Pracownik stacji sfingował napad na siebie
Pracownik stacji gazowej w podwarszawskiej
Wesołej, który upozorował napad na siebie, by spłacić dług, został zatrzymany przez policję. Grozi mu
do dziesięciu lat więzienia.
12.06.2006 16:15
W nocy z niedzieli na poniedziałek policjanci z Wesołej otrzymali zgłoszenie o napadzie na stację gazową. Z relacji dzwoniącego pracownika, Andrzeja Z., wynikało, że sprawcy podjechali bordowym polonezem. Było ich trzech, byli zamaskowani. Grozili mu bronią i związali go - powiedziała Anna Kędzierzawska z zespołu prasowego Komendy Stołecznej Policji.

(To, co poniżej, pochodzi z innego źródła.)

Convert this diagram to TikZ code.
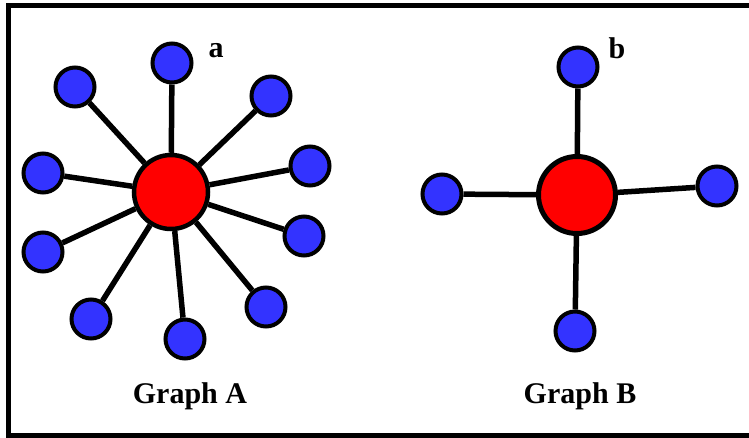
\documentclass[tikz,border=0pt]{standalone}
\usepackage{fontspec}
\setmainfont{Liberation Serif}
\definecolor{hubred}{RGB}{255,0,0}
\definecolor{leafblue}{RGB}{51,51,255}
\tikzset{
	hub/.style={circle,draw=black,line width=4.5pt,fill=hubred,inner sep=0pt},
	leaf/.style={circle,draw=black,line width=4pt,fill=leafblue,minimum size=39pt,inner sep=0pt},
	edge/.style={line width=5.5pt},
	lbl/.style={anchor=base,inner sep=0pt,font=\bfseries\fontsize{30}{36}\selectfont}
}
\begin{document}
\begin{tikzpicture}[x=1pt,y=-1pt]
	\useasboundingbox (0,0) rectangle (749,437);
	\draw [line width=5pt](8.5,5.5) rectangle (755,435.5);

	% graph A
	\node [hub,minimum size=74pt] (ha) at (171,192) {};
	\foreach \p [count=\i] in {(172,63),(75,87),(271,96),(43,173),(310,166),(43,252),(304,236),(91,319),(185,339),(266,307)}
		{
		   \node [leaf] (a\i) at \p {};
		   \draw [edge](ha)--(a\i);
		}
	\node [lbl] (la) at (216,57) {a};
	\node [lbl] (ga) at (190,403) {Graph A};

	% graph B
	\node [hub,minimum size=77pt,line width=5pt] (hb) at (577,195) {};
	\foreach \p [count=\i] in {(578,67),(442,194),(717,186),(575,331)}
		{
		   \node [leaf] (b\i) at \p {};
		   \draw [edge](hb)--(b\i);
		}
	\node [lbl] (lb) at (617,58) {b};
	\node [lbl] (gb) at (580,403) {Graph B};
\end{tikzpicture}
\end{document}
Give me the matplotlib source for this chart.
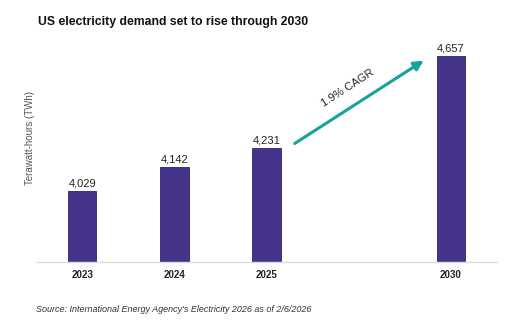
import matplotlib.pyplot as plt

plt.rcParams['font.family'] = ['Liberation Sans', 'DejaVu Sans']

years = ['2023', '2024', '2025', '2030']
positions = [0, 1, 2, 4]
demand = [4029, 4142, 4231, 4657]
value_labels = ['4,029', '4,142', '4,231', '4,657']

fig = plt.figure(figsize=(5.12, 3.23), dpi=100)
ax = fig.add_axes([36 / 512, 61 / 323, 461 / 512, 212 / 323])

ax.bar(positions, demand, width=0.31, color='#46348a', edgecolor='#2e1f78', linewidth=0.6, zorder=2)
for x, v, lab in zip(positions, demand, value_labels):
    ax.text(x, v + 12, lab, ha='center', va='bottom', fontsize=8, color='#222222')

ax.set_xlim(-0.5, 4.5)
ax.set_ylim(3700, 4686)
ax.set_xticks(positions)
ax.set_xticklabels(years, fontsize=7, fontweight='bold', color='#222222')
ax.tick_params(axis='x', length=0, pad=6)
ax.set_yticks([])
for s in ['top', 'right', 'left']:
    ax.spines[s].set_visible(False)
ax.spines['bottom'].set_color('#dddddd')
ax.spines['bottom'].set_linewidth(1)

ax.set_ylabel('Terawatt-hours (TWh)', fontsize=7, color='#555555')
ax.yaxis.set_label_coords(-0.003, 0.585)

# CAGR arrow
ax.annotate('', xy=(3.73, 4644), xytext=(2.28, 4244),
            arrowprops=dict(arrowstyle='-|>', color='#16a2a0', lw=2.2, mutation_scale=14))
ax.text(2.88, 4510, '1.9% CAGR', rotation=33, ha='center', va='center',
        fontsize=8, color='#222222', rotation_mode='anchor')

fig.text(38 / 512, 1 - 22 / 323, 'US electricity demand set to rise through 2030',
         fontsize=8.8, fontweight='bold', va='center', color='#111111')
fig.text(36 / 512, 1 - 309 / 323, "Source: International Energy Agency's Electricity 2026 as of 2/6/2026",
         fontsize=6.5, style='italic', va='center', color='#333333')

fig.savefig('out.png', dpi=100)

Jak poinformowała, 32-letni mężczyzna utrzymywał, że napastnicy zabrali z kasetki ok. 4 tys. złotych i uciekli. On sam - jak podkreślał - gdy tylko się uwolnił, zadzwonił na policję z telefonu komórkowego klienta, który właśnie podjechał zatankować paliwo.
Funkcjonariusze zebrali ślady i przesłuchali napadniętego. Już jego pierwsze relacje były niespójne - powiedziała Kędzierzawska.
W końcu mężczyzna przyznał, że jest bardzo zadłużony i potrzebował szybko pieniędzy. Dlatego razem z kolegą Jackiem Cz. sfingował napad. Obu postawiono zarzuty kradzieży z włamaniem.